Blue Plate Specials
There’s more than one way to set a Seder table and there are Seder plates for every style. The only requirement: space on the plate for the required symbolic foods of the ceremony. Blue is traditional, most often with white, as in the Villeroy and Boch “Precious Legacy” plate, above, from the Czechoslovak State Collections.
But blue comes in many shades. A deep indigo sets off the pomegranate design of the plate designed by Massachusetts-based Russian artist Katya Apekina, top right. And artist Vicki Stone chose a dusty blue as the background for her lively depiction of Moses’ exile from Egypt, right--yes, her interpretation of the biblical desert includes some very California-looking cactuses.

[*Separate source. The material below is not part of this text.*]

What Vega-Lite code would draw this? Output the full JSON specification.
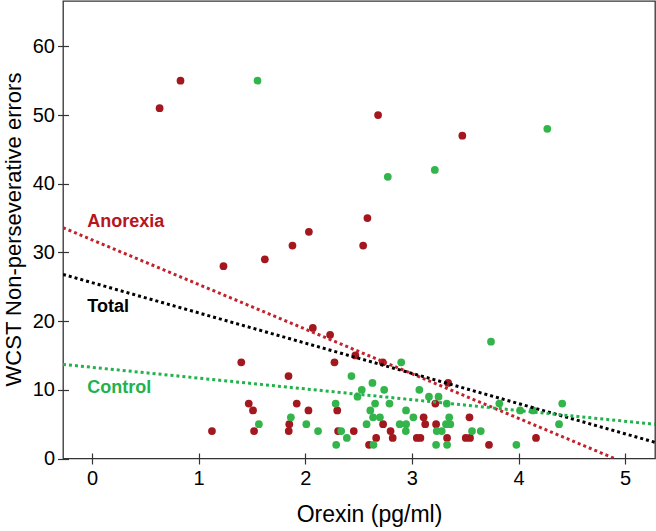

Vicki Stone plate, $265, at the Craft and Folk Art Museum, Los Angeles. Villeroy and Boch plate, $270, and Katya Apekina plate, $575, at Audrey’s Gift Shop in the Skirball Cultural Center, Los Angeles.
Silk and Matzo
On every Seder table three matzos must be placed in a matzo holder or simply on a plate covered by a napkin. The napkin or matzo holder doesn’t have to be fancy--on the other hand, this vivid silk matzo holder, hand-painted by Israeli artist Orna Zemer, with accents of liquid gold, would add a splash of beauty to the table.
Matzo holders $90 to $95 in Audrey’s Gift Shop at the Skirball Cultural Center, Los Angeles.